[EXERCISE] Can you transcribe every line exactly and leave the pictures behind?

[SUPPLIED MATERIAL]
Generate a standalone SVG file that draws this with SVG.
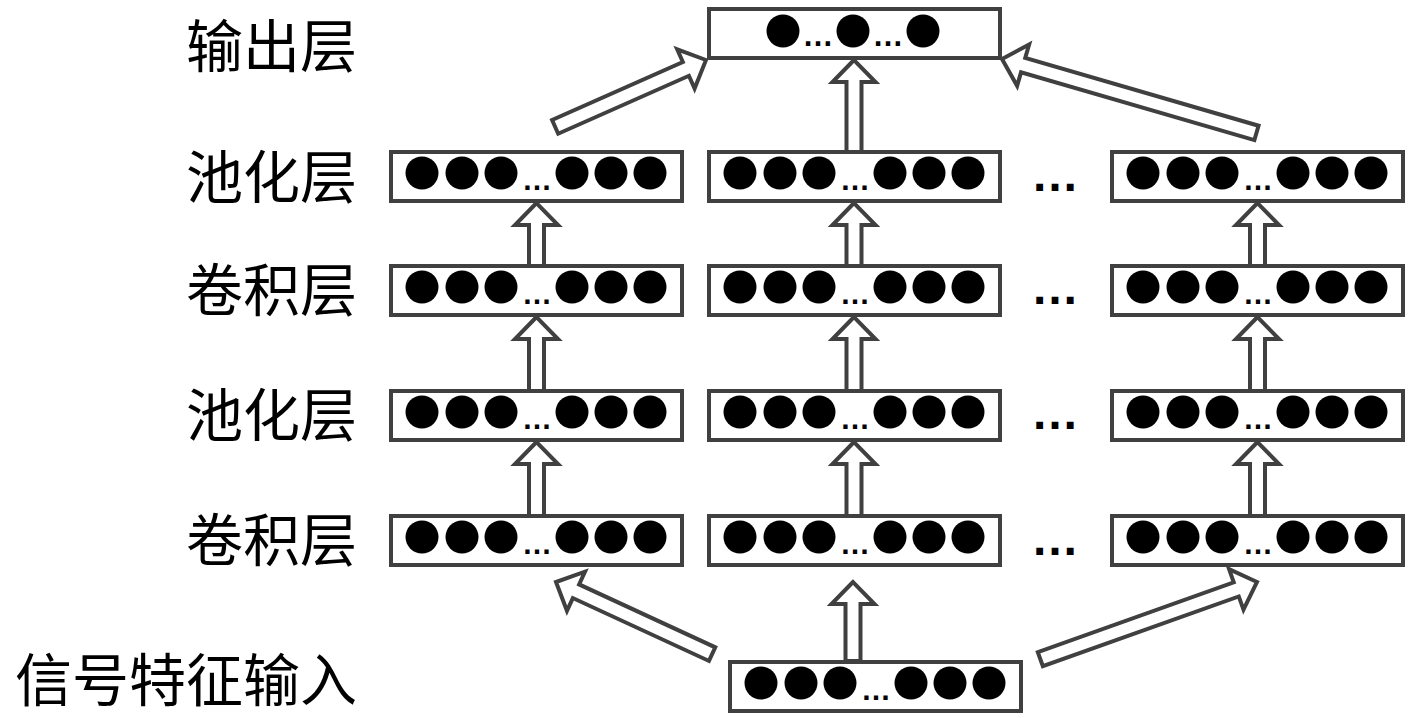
<svg xmlns="http://www.w3.org/2000/svg" xmlns:xlink="http://www.w3.org/1999/xlink" width="1417" height="718" viewBox="0 0 1417 718">
<style>
.box{fill:#fff;stroke:#404040;stroke-width:4}
.dot{fill:#000}
.arr{fill:#fff;stroke:#404040;stroke-width:4;stroke-linejoin:miter}
.lbl{font-family:"Noto Sans CJK SC",sans-serif;font-size:57px;fill:#000;text-anchor:end}
.ell{font-family:"Liberation Sans",Arial,sans-serif;font-weight:bold;fill:#000;text-anchor:middle}
</style>
<defs>
<g id="six">
<rect class="box" x="2" y="2" width="291" height="49"/>
<circle class="dot" cx="33" cy="23" r="16.5"/>
<circle class="dot" cx="73" cy="23" r="16.5"/>
<circle class="dot" cx="112" cy="23" r="16.5"/>
<circle class="dot" cx="183" cy="23" r="16.5"/>
<circle class="dot" cx="222" cy="23" r="16.5"/>
<circle class="dot" cx="261" cy="23" r="16.5"/>
<text class="ell" x="148" y="40" font-size="30">…</text>
</g>
</defs>
<rect width="1417" height="718" fill="#fff"/>

<g id="connectors">
<polygon class="arr" transform="translate(536.5,203) rotate(-90)" points="0,0 -22,-21.5 -22,-7.5 -63,-7.5 -63,7.5 -22,7.5 -22,21.5"/>
<polygon class="arr" transform="translate(536.5,317) rotate(-90)" points="0,0 -22,-21.5 -22,-7.5 -74,-7.5 -74,7.5 -22,7.5 -22,21.5"/>
<polygon class="arr" transform="translate(536.5,442) rotate(-90)" points="0,0 -22,-21.5 -22,-7.5 -74,-7.5 -74,7.5 -22,7.5 -22,21.5"/>
<polygon class="arr" transform="translate(854,60) rotate(-90)" points="0,0 -22,-21.5 -22,-7.5 -92,-7.5 -92,7.5 -22,7.5 -22,21.5"/>
<polygon class="arr" transform="translate(854,203) rotate(-90)" points="0,0 -22,-21.5 -22,-7.5 -63,-7.5 -63,7.5 -22,7.5 -22,21.5"/>
<polygon class="arr" transform="translate(854,317) rotate(-90)" points="0,0 -22,-21.5 -22,-7.5 -74,-7.5 -74,7.5 -22,7.5 -22,21.5"/>
<polygon class="arr" transform="translate(854,442) rotate(-90)" points="0,0 -22,-21.5 -22,-7.5 -74,-7.5 -74,7.5 -22,7.5 -22,21.5"/>
<polygon class="arr" transform="translate(853,582) rotate(-90)" points="0,0 -22,-21.5 -22,-7.5 -79,-7.5 -79,7.5 -22,7.5 -22,21.5"/>
<polygon class="arr" transform="translate(1257.5,203) rotate(-90)" points="0,0 -22,-21.5 -22,-7.5 -63,-7.5 -63,7.5 -22,7.5 -22,21.5"/>
<polygon class="arr" transform="translate(1257.5,317) rotate(-90)" points="0,0 -22,-21.5 -22,-7.5 -74,-7.5 -74,7.5 -22,7.5 -22,21.5"/>
<polygon class="arr" transform="translate(1257.5,442) rotate(-90)" points="0,0 -22,-21.5 -22,-7.5 -74,-7.5 -74,7.5 -22,7.5 -22,21.5"/>
<polygon class="arr" transform="translate(706,60) rotate(-23.9)" points="0,0 -22,-21.5 -22,-7.5 -165,-7.5 -165,7.5 -22,7.5 -22,21.5"/>
<polygon class="arr" transform="translate(1002,59) rotate(-163.8)" points="0,0 -22,-21.5 -22,-7.5 -265,-7.5 -265,7.5 -22,7.5 -22,21.5"/>
<polygon class="arr" transform="translate(556,582) rotate(-155.2)" points="0,0 -22,-21.5 -22,-7.5 -172,-7.5 -172,7.5 -22,7.5 -22,21.5"/>
<polygon class="arr" transform="translate(1257,582) rotate(-19.6)" points="0,0 -22,-21.5 -22,-7.5 -230,-7.5 -230,7.5 -22,7.5 -22,21.5"/>
</g>

<g id="output">
<rect class="box" x="709" y="9" width="291" height="49"/>
<circle class="dot" cx="783" cy="31" r="16.5"/>
<circle class="dot" cx="853" cy="31" r="16.5"/>
<circle class="dot" cx="923" cy="31" r="16.5"/>
<text class="ell" x="818" y="46" font-size="31">…</text>
<text class="ell" x="888" y="46" font-size="31">…</text>
</g>

<g id="pool2-1"><use xlink:href="#six" transform="translate(389,150)"/></g>
<g id="pool2-2"><use xlink:href="#six" transform="translate(707,150)"/></g>
<g id="pool2-n"><use xlink:href="#six" transform="translate(1110,150)"/></g>
<g id="conv2-1"><use xlink:href="#six" transform="translate(389,264)"/></g>
<g id="conv2-2"><use xlink:href="#six" transform="translate(707,264)"/></g>
<g id="conv2-n"><use xlink:href="#six" transform="translate(1110,264)"/></g>
<g id="pool1-1"><use xlink:href="#six" transform="translate(389,389)"/></g>
<g id="pool1-2"><use xlink:href="#six" transform="translate(707,389)"/></g>
<g id="pool1-n"><use xlink:href="#six" transform="translate(1110,389)"/></g>
<g id="conv1-1"><use xlink:href="#six" transform="translate(389,514)"/></g>
<g id="conv1-2"><use xlink:href="#six" transform="translate(707,514)"/></g>
<g id="conv1-n"><use xlink:href="#six" transform="translate(1110,514)"/></g>
<g id="input"><use xlink:href="#six" transform="translate(728,660)"/></g>

<g id="separators">
<text class="ell" x="1055" y="191" font-size="48">…</text>
<text class="ell" x="1055" y="304" font-size="48">…</text>
<text class="ell" x="1055" y="429" font-size="48">…</text>
<text class="ell" x="1055" y="555" font-size="48">…</text>
</g>

<g id="labels">
<text class="lbl" x="357" y="67">输出层</text>
<text class="lbl" x="357" y="198">池化层</text>
<text class="lbl" x="357" y="311">卷积层</text>
<text class="lbl" x="357" y="436">池化层</text>
<text class="lbl" x="357" y="561">卷积层</text>
<text class="lbl" x="357" y="701">信号特征输入</text>
</g>
</svg>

[SOLUTION TO THIS EXERCISE]
Generate a standalone SVG file that draws this with SVG.
<svg xmlns="http://www.w3.org/2000/svg" xmlns:xlink="http://www.w3.org/1999/xlink" width="1417" height="718" viewBox="0 0 1417 718">
<style>
.box{fill:#fff;stroke:#404040;stroke-width:4}
.dot{fill:#000}
.arr{fill:#fff;stroke:#404040;stroke-width:4;stroke-linejoin:miter}
.lbl{font-family:"Noto Sans CJK SC",sans-serif;font-size:57px;fill:#000;text-anchor:end}
.ell{font-family:"Liberation Sans",Arial,sans-serif;font-weight:bold;fill:#000;text-anchor:middle}
</style>
<defs>
<g id="six">
<rect class="box" x="2" y="2" width="291" height="49"/>
<circle class="dot" cx="33" cy="23" r="16.5"/>
<circle class="dot" cx="73" cy="23" r="16.5"/>
<circle class="dot" cx="112" cy="23" r="16.5"/>
<circle class="dot" cx="183" cy="23" r="16.5"/>
<circle class="dot" cx="222" cy="23" r="16.5"/>
<circle class="dot" cx="261" cy="23" r="16.5"/>
<text class="ell" x="148" y="40" font-size="30">…</text>
</g>
</defs>
<rect width="1417" height="718" fill="#fff"/>

<g id="connectors">
<polygon class="arr" transform="translate(536.5,203) rotate(-90)" points="0,0 -22,-21.5 -22,-7.5 -63,-7.5 -63,7.5 -22,7.5 -22,21.5"/>
<polygon class="arr" transform="translate(536.5,317) rotate(-90)" points="0,0 -22,-21.5 -22,-7.5 -74,-7.5 -74,7.5 -22,7.5 -22,21.5"/>
<polygon class="arr" transform="translate(536.5,442) rotate(-90)" points="0,0 -22,-21.5 -22,-7.5 -74,-7.5 -74,7.5 -22,7.5 -22,21.5"/>
<polygon class="arr" transform="translate(854,60) rotate(-90)" points="0,0 -22,-21.5 -22,-7.5 -92,-7.5 -92,7.5 -22,7.5 -22,21.5"/>
<polygon class="arr" transform="translate(854,203) rotate(-90)" points="0,0 -22,-21.5 -22,-7.5 -63,-7.5 -63,7.5 -22,7.5 -22,21.5"/>
<polygon class="arr" transform="translate(854,317) rotate(-90)" points="0,0 -22,-21.5 -22,-7.5 -74,-7.5 -74,7.5 -22,7.5 -22,21.5"/>
<polygon class="arr" transform="translate(854,442) rotate(-90)" points="0,0 -22,-21.5 -22,-7.5 -74,-7.5 -74,7.5 -22,7.5 -22,21.5"/>
<polygon class="arr" transform="translate(853,582) rotate(-90)" points="0,0 -22,-21.5 -22,-7.5 -79,-7.5 -79,7.5 -22,7.5 -22,21.5"/>
<polygon class="arr" transform="translate(1257.5,203) rotate(-90)" points="0,0 -22,-21.5 -22,-7.5 -63,-7.5 -63,7.5 -22,7.5 -22,21.5"/>
<polygon class="arr" transform="translate(1257.5,317) rotate(-90)" points="0,0 -22,-21.5 -22,-7.5 -74,-7.5 -74,7.5 -22,7.5 -22,21.5"/>
<polygon class="arr" transform="translate(1257.5,442) rotate(-90)" points="0,0 -22,-21.5 -22,-7.5 -74,-7.5 -74,7.5 -22,7.5 -22,21.5"/>
<polygon class="arr" transform="translate(706,60) rotate(-23.9)" points="0,0 -22,-21.5 -22,-7.5 -165,-7.5 -165,7.5 -22,7.5 -22,21.5"/>
<polygon class="arr" transform="translate(1002,59) rotate(-163.8)" points="0,0 -22,-21.5 -22,-7.5 -265,-7.5 -265,7.5 -22,7.5 -22,21.5"/>
<polygon class="arr" transform="translate(556,582) rotate(-155.2)" points="0,0 -22,-21.5 -22,-7.5 -172,-7.5 -172,7.5 -22,7.5 -22,21.5"/>
<polygon class="arr" transform="translate(1257,582) rotate(-19.6)" points="0,0 -22,-21.5 -22,-7.5 -230,-7.5 -230,7.5 -22,7.5 -22,21.5"/>
</g>

<g id="output">
<rect class="box" x="709" y="9" width="291" height="49"/>
<circle class="dot" cx="783" cy="31" r="16.5"/>
<circle class="dot" cx="853" cy="31" r="16.5"/>
<circle class="dot" cx="923" cy="31" r="16.5"/>
<text class="ell" x="818" y="46" font-size="31">…</text>
<text class="ell" x="888" y="46" font-size="31">…</text>
</g>

<g id="pool2-1"><use xlink:href="#six" transform="translate(389,150)"/></g>
<g id="pool2-2"><use xlink:href="#six" transform="translate(707,150)"/></g>
<g id="pool2-n"><use xlink:href="#six" transform="translate(1110,150)"/></g>
<g id="conv2-1"><use xlink:href="#six" transform="translate(389,264)"/></g>
<g id="conv2-2"><use xlink:href="#six" transform="translate(707,264)"/></g>
<g id="conv2-n"><use xlink:href="#six" transform="translate(1110,264)"/></g>
<g id="pool1-1"><use xlink:href="#six" transform="translate(389,389)"/></g>
<g id="pool1-2"><use xlink:href="#six" transform="translate(707,389)"/></g>
<g id="pool1-n"><use xlink:href="#six" transform="translate(1110,389)"/></g>
<g id="conv1-1"><use xlink:href="#six" transform="translate(389,514)"/></g>
<g id="conv1-2"><use xlink:href="#six" transform="translate(707,514)"/></g>
<g id="conv1-n"><use xlink:href="#six" transform="translate(1110,514)"/></g>
<g id="input"><use xlink:href="#six" transform="translate(728,660)"/></g>

<g id="separators">
<text class="ell" x="1055" y="191" font-size="48">…</text>
<text class="ell" x="1055" y="304" font-size="48">…</text>
<text class="ell" x="1055" y="429" font-size="48">…</text>
<text class="ell" x="1055" y="555" font-size="48">…</text>
</g>

<g id="labels">
<text class="lbl" x="357" y="67">输出层</text>
<text class="lbl" x="357" y="198">池化层</text>
<text class="lbl" x="357" y="311">卷积层</text>
<text class="lbl" x="357" y="436">池化层</text>
<text class="lbl" x="357" y="561">卷积层</text>
<text class="lbl" x="357" y="701">信号特征输入</text>
</g>
</svg>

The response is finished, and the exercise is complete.